It turns out that to get to Gibraltar you do in fact just walk across the runway after customs and immigration (who barely look at you) and then grab a bus into town. We looked around the first day in general. It’s quite British even with English pubs – we had a disappointingly horrible fish and chips at one. There are a few boats we know in the marina, Bingo (Aussies) and Ruby Rose from the ARC Europe.

August 29 we decided to explore the Rock. We took the cable car up and got a ticket to the National Park that gets you into all the tunnels and caves etc. The  Great Siege Tunnels, St Michael’s Cave and the WW2 tunnels were really interesting. The two tunnel projects, one from the 18thcentaury and the WW2 ones actually meet up with a total of 48 miles underground. They can drive huge trucks all through them. There is a hospital and loads of barracks where they built Nissan huts into the tunnels to give the men a sense of normality even with windows to counter claustrophobia (wouldn’t have been enough for me!). The Great Siege tunnels were to fight the combined Spanish and French armies trying to get back Gibraltar. Unfortunately I was so occupied with operating the listening device they give you that I forgot to take photos! Here is a link if you are interested.

St Michaels Cave is thought to be bottomless and may in fact have a way through to Morocco via which the Barbary Macaque Apes may have travelled to Gibraltar as they are only otherwise found in Morocco. There have been explorers lost in the cave and never found. Now it is used as an amphitheatre for small productions. The operators think it is effective to light the interior up all different revolving colours which is all very pretty but makes photography a nightmare.
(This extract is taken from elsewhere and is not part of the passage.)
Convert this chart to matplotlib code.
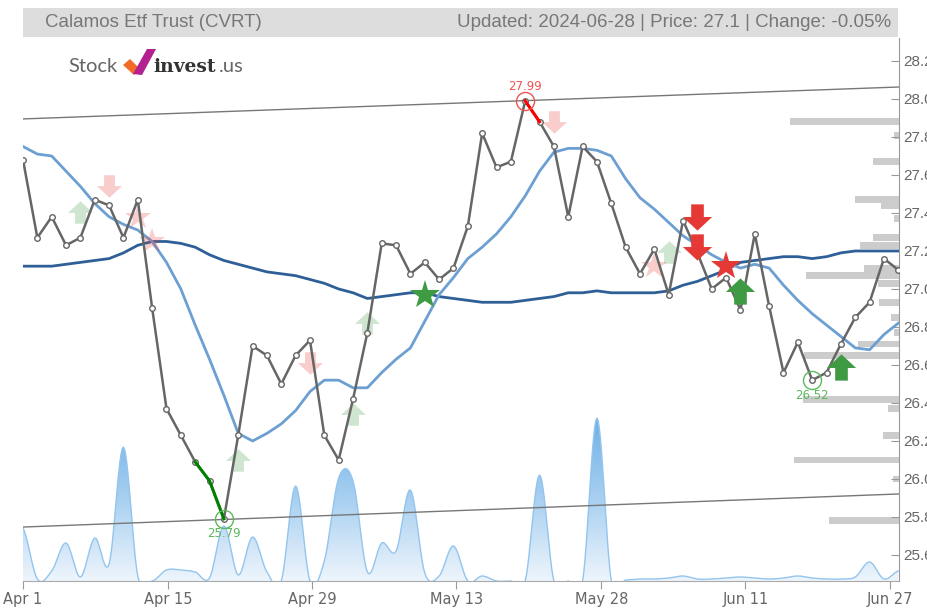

We also looked at a few batteries, the whole Rock literally bristled with guns during the wars. We’d started off the day with a full English breakfast (very nice) at the Trafalgar Cemetery (didn’t turn out to be the burial place of Trafalgar sailors but a yellow fever outbreak) which was just as well as we didn’t get back to the boat till 9pm. This did include dinner and the last bus back to Spain. It was a huge lot of walking, a fair bit uphill and actually down the Rock - we were exhausted and spent the next few days relaxing and recovering. We perhaps should have taken several people’s advice and taxied it but it seems that they missed out on quite a bit of interesting stuff. The monkeys were everywhere so no immediate danger of them leaving the rock and it falling from British control (superstition).

We met an Aussie couple on a brand new Fontaine Pajot 44 which they plan to gradually sail back to Australia. Everyone we meet is worried about avoiding various European taxes and the Schengen visa agreement. It’s such a stupid muddle.